--- Start Source data ---

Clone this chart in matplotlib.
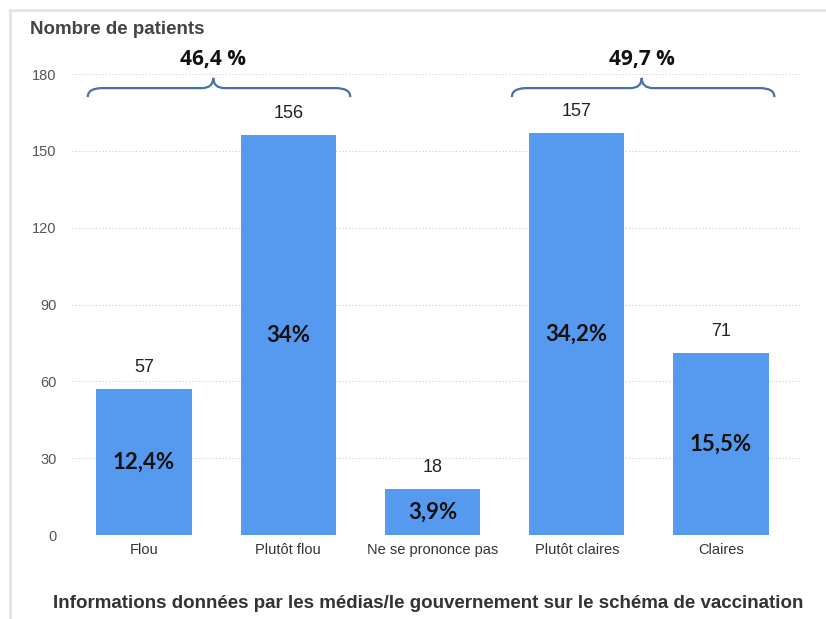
import matplotlib.pyplot as plt
from matplotlib.path import Path
from matplotlib.patches import PathPatch, Rectangle

categories = ['Flou', 'Plutôt flou', 'Ne se prononce pas', 'Plutôt claires', 'Claires']
patients = [57, 156, 18, 157, 71]
pct_labels = ['12,4%', '34%', '3,9%', '34,2%', '15,5%']
group_labels = ['46,4 %', '49,7 %']
yticks = [0, 30, 60, 90, 120, 150, 180]

bar_color = '#569af0'
brace_color = '#4a6fa8'

fig = plt.figure(figsize=(8.26, 6.19), dpi=100)
ax = fig.add_axes([0.087, 0.1357, 0.882, 0.7447])

# light frame around the chart area
fig.patches.append(Rectangle((10 / 826, -0.1), 1.2, 1 - 10 / 619 + 0.1,
                             transform=fig.transFigure, fill=False,
                             edgecolor='#e3e3e3', lw=2))

x = range(len(categories))
ax.bar(x, patients, width=0.66, color=bar_color, zorder=2)

for i, v in enumerate(patients):
    ax.text(i, v + 8.5, str(v), ha='center', va='center', fontsize=13,
            family='Liberation Sans', color='#222222')
    ax.text(i, v / 2, pct_labels[i], ha='center', va='center', fontsize=16,
            family='Lato', fontweight='bold', color='#111111')

ax.set_xlim(-0.5, 4.55)
ax.set_ylim(0, 180)
ax.set_yticks(yticks)
ax.set_xticks(list(x))
ax.set_xticklabels(categories, family='Liberation Sans', fontsize=10.5, color='#333333')
ax.tick_params(axis='y', labelsize=10.5, labelcolor='#555555', length=0, pad=11)
ax.tick_params(axis='x', length=0, pad=6)
for lbl in ax.get_yticklabels():
    lbl.set_family('Liberation Sans')

ax.grid(axis='y', linestyle=(0, (1, 2)), color='#cccccc', lw=0.8, zorder=0)
for s in ax.spines.values():
    s.set_visible(False)


def brace(x0, x1, xm, y_end, y_mid, y_tip):
    dx = 0.1
    dm = 0.08
    verts = [(x0, y_end), (x0, y_mid), (x0 + dx, y_mid),
             (xm - dm, y_mid), (xm, y_mid), (xm, y_tip),
             (xm, y_mid), (xm + dm, y_mid),
             (x1 - dx, y_mid), (x1, y_mid), (x1, y_end)]
    codes = [Path.MOVETO, Path.CURVE3, Path.CURVE3,
             Path.LINETO, Path.CURVE3, Path.CURVE3,
             Path.CURVE3, Path.CURVE3,
             Path.LINETO, Path.CURVE3, Path.CURVE3]
    ax.add_patch(PathPatch(Path(verts, codes), fill=False, edgecolor=brace_color,
                           lw=1.6, clip_on=False, zorder=3))


brace(-0.39, 1.43, 0.48, 171, 174.5, 178.5)
brace(2.55, 4.37, 3.45, 171, 174.5, 178.5)
ax.text(0.48, 185.5, group_labels[0], ha='center', va='center', fontsize=15,
        family='Open Sans', fontweight='bold', color='#111111', clip_on=False)
ax.text(3.45, 185.5, group_labels[1], ha='center', va='center', fontsize=15,
        family='Open Sans', fontweight='bold', color='#111111', clip_on=False)

fig.text(30 / 826, 1 - 30 / 619, 'Nombre de patients', ha='left', va='center',
         fontsize=13.5, fontweight='bold', family='Liberation Sans', color='#444444')
fig.text(428 / 826, 1 - 604 / 619,
         'Informations données par les médias/le gouvernement sur le schéma de vaccination',
         ha='center', va='center', fontsize=13.5, fontweight='bold',
         family='Liberation Sans', color='#333333')

fig.savefig('out.png', dpi=100)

--- End Source data ---

Written instruction:
Leave out the pictures, then repeat the listing above exactly from its first line to the line with "ax = fig.add_axes([0.087, 0.1357, 0.882, 0.7447])", inclusive.

Exercise answer:
Clone this chart in matplotlib.
import matplotlib.pyplot as plt
from matplotlib.path import Path
from matplotlib.patches import PathPatch, Rectangle

categories = ['Flou', 'Plutôt flou', 'Ne se prononce pas', 'Plutôt claires', 'Claires']
patients = [57, 156, 18, 157, 71]
pct_labels = ['12,4%', '34%', '3,9%', '34,2%', '15,5%']
group_labels = ['46,4 %', '49,7 %']
yticks = [0, 30, 60, 90, 120, 150, 180]

bar_color = '#569af0'
brace_color = '#4a6fa8'

fig = plt.figure(figsize=(8.26, 6.19), dpi=100)
ax = fig.add_axes([0.087, 0.1357, 0.882, 0.7447])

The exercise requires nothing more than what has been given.